Put it in an Indian restaurant. Or Mexican.
Or anywhere they serve spicy food that gives people the volcanic shits, really.
No can do, the legs “work” in that they can move, but they could never lift his body. There’s not even enough power in them to stand up with such a heavy large body. (And his ass is attached to the floor drain). It’s too funny to watch his legs move when he tries to run away from the sorry stick, and he gets mad at his weggies for being mean when they don’t let him run away!
(Edit: the average toilet weighs 60-100 pounds, fluffies don’t exceed 20. His legs are normal fluffy size)
Classic
I can’t believe I hadn’t seen something like this before.
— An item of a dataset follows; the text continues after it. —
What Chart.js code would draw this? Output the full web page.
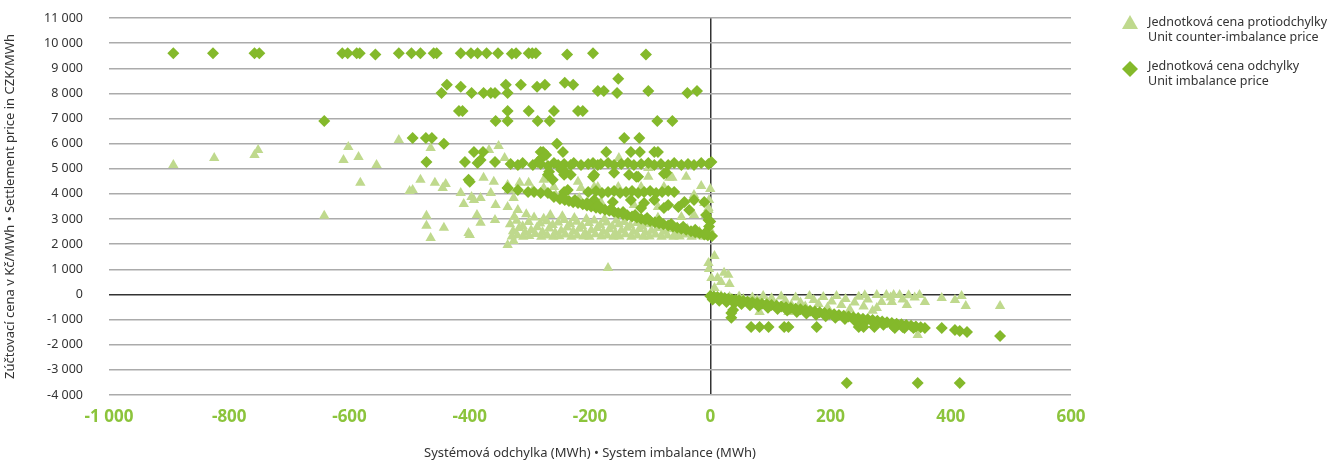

Browsing the weirdbox tag is a trip.
@G00mi
I think you got somthing there…
Is it creepier if the talking toilet doesn’t want you to use it, or if it does? Homer admires a Japanese toilet, family traumatized. - YouTube
The toilet paper on the horn has me dying. So clever and funny.
Damn it’s perfect. 50% fluffy, 50% toilet and way more believable lol
Like that cow in The Restaurant at the End of the Universe.
Introduce it to some half cooked chicken shits
The image of two of these mating just popped into my head.
Man PalCo sure hit on a great idea here didn’t they?